Così parla oggi, al di là dei pochi ma molto rappresentativi nomi sopra indicati,  l’establishment mediatico-giornalistico italiano, così parla, con questi toni, con questo astio e aggressiva sussiegosità, di una piccola grandissima donna venuta dal nulla, sempre rispettosamente sostenuta dagli uomini e dalle donne della sua cerchia politica solo in ragione delle sue ottime capacità intellettuali e delle sue ancor più elevate capacità politiche, oltre che della sua indubbia probità e della sua passione civile per la difesa degli interessi nazionali dell’Italia nel mondo. Ai suoi illustri e spocchiosi esponenti, sarà inutile ricordare che ogni tanto bisogna pur saper perdere, anche per riacquistare coscienza di quel che si è realmente e di quel che probabilmente non si sarà mai capaci di essere.

E sarà altrettanto inutile far notare che, almeno in Italia, non vige solo la libertà di stampa ma anche e soprattutto la libertà personale di comportarsi e agire come meglio di crede nel rispetto delle leggi vigenti, per cui, se tu mi chiedi un’intervista educatamente, io educatamente posso rilasciartela o spiegarti perché, eventualmente, non possa rilasciartela; ma se tu, ritieni che sia tuo diritto impormi un’intervista e dimostri di essere prevenuto nei miei confronti, io non ti degno neppure di una risposta e ti lascio marcire nelle tue frustrate recriminazioni di interlocutore incivile. E’ facilmente immaginabile che, se con situazioni del genere abbia a che fare un Presidente del Consiglio regolarmente eletto dal popolo e incaricato dal capo dello Stato, tutti coloro che in tempi di vacche grasse potevano fare i loro comodi, non possano più sentirsi al centro dell’attenzione nel momento in cui essi pretenderebbero di conservare i loro ingiustificati privilegi in un mutato regime democratico che avverta certamente il dovere di dare udienza a tutti i cittadini ma non di riconoscere a persone ritenute prevenute, irriguardose e insolenti, il diritto di ottenere interviste fondate su pretese e insinuazioni di bassissima lega e del tutto prive di legittimità etico-politica.

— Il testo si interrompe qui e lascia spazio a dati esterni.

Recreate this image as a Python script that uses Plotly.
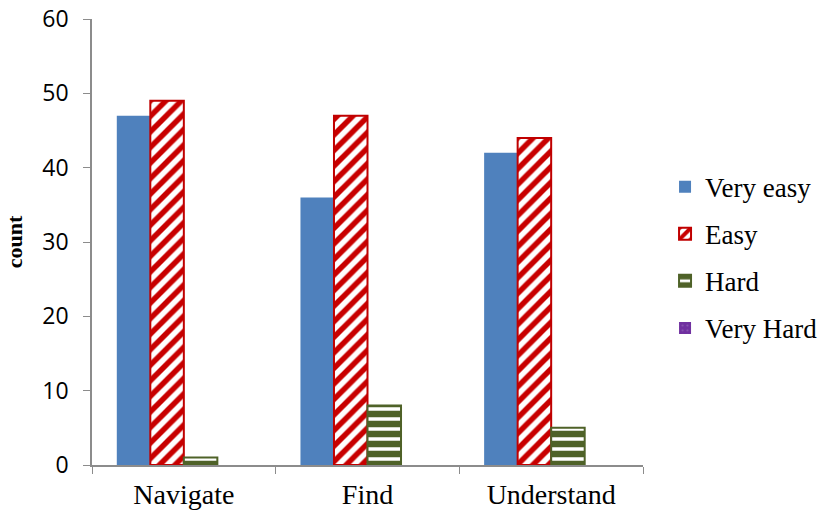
import plotly.graph_objects as go

categories = ["Navigate", "Find", "Understand"]
very_easy = [47, 36, 42]
easy = [49, 47, 44]
hard = [1, 8, 5]
very_hard = [0, 0, 0]

fig = go.Figure()
fig.add_bar(name="Very easy", x=categories, y=very_easy, legendgroup="a",
            marker=dict(color="#4F81BD", line=dict(width=0)))
fig.add_bar(name="Easy", x=categories, y=easy, legendgroup="b",
            marker=dict(color="white", line=dict(color="#C00000", width=2),
                        pattern=dict(shape="/", fgcolor="#C80000", bgcolor="white",
                                     fgopacity=1, size=11, solidity=0.5)))
fig.add_bar(name="Hard", x=categories, y=hard, legendgroup="c",
            marker=dict(color="white", line=dict(color="#4F6228", width=2),
                        pattern=dict(shape="-", fgcolor="#4F6228", bgcolor="white",
                                     fgopacity=1, size=10, solidity=0.65)))
fig.add_bar(name="Very Hard", x=categories, y=very_hard, legendgroup="d",
            marker=dict(color="#7030A0", line=dict(width=0),
                        pattern=dict(shape=".", fgcolor="#A080C0", bgcolor="#7030A0",
                                     size=6, solidity=0.15)))

fig.update_layout(
    width=820, height=511,
    margin=dict(l=92, r=177, t=19, b=46, autoexpand=False),
    paper_bgcolor="white", plot_bgcolor="white",
    barmode="group", bargap=0.27, bargroupgap=0,
    font=dict(family="Liberation Serif", color="black"),
    legend=dict(x=1.04, y=0.465, yanchor="middle", xanchor="left",
                font=dict(family="Liberation Serif", size=27),
                tracegroupgap=9, itemsizing="constant", itemwidth=30),
    showlegend=True,
)
fig.update_xaxes(
    showline=True, linecolor="#8C8C8C", linewidth=1.5, automargin=False,
    ticks="outside", tickson="boundaries", ticklen=7, tickcolor="#8C8C8C",
    tickfont=dict(family="Liberation Serif", size=28), ticklabelstandoff=4,
    showgrid=False,
)
fig.update_yaxes(
    range=[0, 60], dtick=10, showline=True, linecolor="#8C8C8C", linewidth=1.5,
    ticks="outside", ticklen=7, tickcolor="#8C8C8C", showgrid=False, zeroline=False,
    automargin=False, ticklabelstandoff=10,
    tickfont=dict(family="Open Sans", size=23),
    title=dict(text="<b>count</b>", font=dict(family="Liberation Serif", size=22), standoff=14),
)

fig.write_html("out.html")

Un Presidente del Consiglio non è obbligato, né giuridicamente né politicamente, a concedere interviste a chicchessia, anche perché non è tenuto ad ingrassare coloro che della democrazia si servono solo per soddisfare esigenze e manìe personali di grandezza, di successo e arricchimento. Chiaro, amici? Quanto alle querele, perché mai tanti celeberrimi giornalisti dovrebbero risentirsi e prendersela a male, trasformando una semplice recriminazione personale in una questione di scorretta etica pubblica? Temete che i giudici vi diano torto perché succubi del potere costituito? Capisco, ma sono tanti i cittadini che, quale che sia il goverrno in carica, nutrono il timore di poter essere giudicati da giudici, per vari motivi prevenuti o sfavorevoli alle loro istanze. Quindi, molti illustri giornalisti di questo Paese (ma, ribadisco, è più corretto dire di questa nazione) avranno certamente la dignità di riconoscere che anch’essi  potranno difendersi come comuni cittadini costretti ad affidarsi alle decisioni dei giudici italiani.

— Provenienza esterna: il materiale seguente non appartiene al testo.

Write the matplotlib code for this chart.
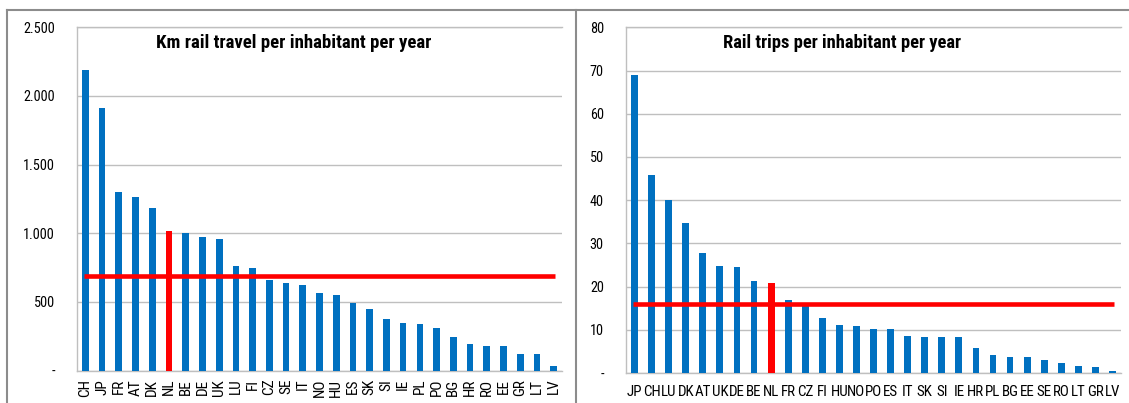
import matplotlib
matplotlib.use("Agg")
import matplotlib.pyplot as plt
from matplotlib.lines import Line2D
from matplotlib.ticker import FixedLocator
from matplotlib import font_manager as fm

# ---- data: left chart ----
km_countries = ["CH", "JP", "FR", "AT", "DK", "NL", "BE", "DE", "UK", "LU", "FI", "CZ", "SE", "IT",
                "NO", "HU", "ES", "SK", "SI", "IE", "PL", "PO", "BG", "HR", "RO", "EE", "GR", "LT", "LV"]
km_values = [2190, 1915, 1300, 1265, 1187, 1017, 1000, 970, 961, 759, 747, 657, 640, 623,
             562, 550, 489, 447, 375, 348, 338, 306, 246, 190, 182, 178, 122, 122, 36]
km_average = 685
km_highlight = "NL"
km_ticks = [0, 500, 1000, 1500, 2000, 2500]
km_ticklabels = ["-", "500", "1.000", "1.500", "2.000", "2.500"]
km_title = "Km rail travel per inhabitant per year"

# ---- data: right chart ----
trip_countries = ["JP", "CH", "LU", "DK", "AT", "UK", "DE", "BE", "NL", "FR", "CZ", "FI", "HU", "NO",
                  "PO", "ES", "IT", "SK", "SI", "IE", "HR", "PL", "BG", "EE", "SE", "RO", "LT", "GR", "LV"]
trip_values = [68.9, 45.9, 40.1, 34.8, 27.8, 24.8, 24.6, 21.2, 20.8, 16.9, 15.6, 12.8, 11.2, 10.9,
               10.1, 10.1, 8.6, 8.4, 8.4, 8.4, 5.7, 4.1, 3.6, 3.6, 3.1, 2.4, 1.6, 1.5, 0.4]
trip_average = 15.9
trip_highlight = "NL"
trip_ticks = [0, 10, 20, 30, 40, 50, 60, 70, 80]
trip_ticklabels = ["-", "10", "20", "30", "40", "50", "60", "70", "80"]
trip_title = "Rail trips per inhabitant per year"

# ---- font choice: prefer a narrow sans (like Arial Narrow) if installed ----
names = {f.name for f in fm.fontManager.ttflist}
chosen = None
for cand in ["Liberation Sans Narrow", "Arial Narrow", "Roboto Condensed", "Open Sans Condensed",
             "Noto Sans Condensed", "DejaVu Sans Condensed"]:
    if cand in names:
        chosen = cand
        break
if chosen is None:
    for f in fm.fontManager.ttflist:
        if ("Narrow" in f.name or "Condensed" in f.name) and "Mono" not in f.name and "Serif" not in f.name:
            chosen = f.name
            break
FONT = ([chosen] if chosen else []) + ['Liberation Sans', 'DejaVu Sans']
plt.rcParams['font.family'] = FONT

BLUE = "#0070C0"
RED = "#FF0000"
GRID = "#BFBFBF"

W, H = 1129, 403
fig = plt.figure(figsize=(W / 100, H / 100), dpi=100)
renderer = fig.canvas.get_renderer()


def fit_size(text, target_w, base, maxsize, weight='normal'):
    t = fig.text(0, 0, text, fontsize=base, fontweight=weight, family=FONT)
    w = t.get_window_extent(renderer).width
    t.remove()
    return min(maxsize, base * target_w / w)


title_left_fs = fit_size(km_title, 275, 12, 13.5, 'bold')
title_right_fs = fit_size(trip_title, 240, 12, 13.5, 'bold')
ytick_fs = fit_size("2.500", 32, 11, 12)
xtick_rot_fs = fit_size("CH", 18, 11, 11.5)
xtick_hor_fs = fit_size("HU", 17.5, 11, 12.5)


def panel(rect, cats, vals, avg, hl, ticks, ticklabels, title, title_x, title_fs, rotate):
    ax = fig.add_axes(rect)
    x = list(range(len(cats)))
    colors = [RED if c == hl else BLUE for c in cats]
    ax.bar(x, vals, width=0.4, color=colors, zorder=3)
    ax.plot([-0.1, len(cats) - 1 + 0.1], [avg, avg], color=RED, lw=3.3, zorder=4, solid_capstyle='butt')
    ax.set_xlim(-0.5, len(cats) - 0.5)
    ax.set_ylim(ticks[0], ticks[-1])
    ax.yaxis.set_major_locator(FixedLocator(ticks))
    ax.set_yticklabels(ticklabels, fontsize=ytick_fs, family=FONT)
    ax.set_xticks(x)
    if rotate:
        ax.set_xticklabels(cats, rotation=90, fontsize=xtick_rot_fs, family=FONT)
        ax.tick_params(axis='x', pad=6)
    else:
        ax.set_xticklabels(cats, fontsize=xtick_hor_fs, family=FONT)
        ax.tick_params(axis='x', pad=9)
    ax.tick_params(axis='both', length=0)
    ax.tick_params(axis='y', pad=16)
    ax.grid(axis='y', color=GRID, lw=1.0, zorder=0)
    ax.spines['right'].set_visible(False)
    for s in ['top', 'left', 'bottom']:
        ax.spines[s].set_color(GRID)
        ax.spines[s].set_linewidth(1.0)
    ax.text(title_x, 0.955, title, transform=ax.transAxes, ha='center', va='center',
            fontsize=title_fs, fontweight='bold', family=FONT)
    return ax


def px_rect(x0, y0, x1, y1):
    return [x0 / W, (H - y1) / H, (x1 - x0) / W, (y1 - y0) / H]


panel(px_rect(77, 27.3, 562, 370.5), km_countries, km_values, km_average, km_highlight,
      km_ticks, km_ticklabels, km_title, 0.447, title_left_fs, True)
panel(px_rect(626, 27.3, 1121, 373), trip_countries, trip_values, trip_average, trip_highlight,
      trip_ticks, trip_ticklabels, trip_title, 0.436, title_right_fs, False)

# outer panel frame
FRAME = "#8C8C8C"
fig.add_artist(Line2D([7 / W, 1.0], [1 - 9.5 / H, 1 - 9.5 / H], transform=fig.transFigure, color=FRAME, lw=1.5))
fig.add_artist(Line2D([7 / W, 7 / W], [0, 1 - 9.5 / H], transform=fig.transFigure, color=FRAME, lw=1.5))
fig.add_artist(Line2D([576 / W, 576 / W], [0, 1 - 9.5 / H], transform=fig.transFigure, color=FRAME, lw=1.5))

fig.savefig("out.png", dpi=100)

La verità, tuttavia, è che verso la persona, la storia e il successo di Giorgia Meloni, enorme è l’invidia degli ambienti della sinistra progressista ed estremista. E le ragioni di tanta meschina avversione sono state spiegate bene da Stefano Cappellini: «Molti dei detrattori, però, non possono non apprezzare il disegno di una parabola dove domina la politica, l’appartenenza, il rispetto delle radici anziché la ricerca del compromesso tecnocratico, del papa straniero, delle alchimie da laboratorio come quella che ha cercato di trasformare un accidentale esperienza di governo tra Pd e M5S in una formula politica indegnamente spacciata per “nuovo centrosinistra”.  ….  C’è un sentimento diffuso nel popolo della sinistra, per molti anche inconfessabile: invidiare Giorgia Meloni alla destra. Non le posizioni di Meloni, ovviamente. Nemmeno il fatto che abbia vinto le elezioni, casomai come le ha vinte. L’invidia è questa: per l’evidente, sincera preoccupazione di Meloni di non perdere mai il contatto con la comunità politica che ne ha espresso la leadership. Meloni ha aggiustato la linea su alcune questioni che rischiavano di crearle problemi, ma è stata ben attenta a non rompere mai, né in campagna elettorale e meno ancora negli anni precedenti, la connessione emotiva con la base del suo elettorato» (L’invidia degli elettori di sinistra per Meloni | Hanno tutti ragione, “La Repubblica” del 28 ottobre 2022). Ma, se è così, i rosiconi di questa sinistra, che non è certo la migliore sinistra della storia politica occidentale, né quella che il mondo meriterebbe di avere, devono pur farsene una ragione, anche perché questa volta, la destra di Giorgia Meloni non ha avuto bisogno di marce sconsiderate per arrivare al potere, ma solo di un tranquillo e impetuoso consenso democratico di popolo.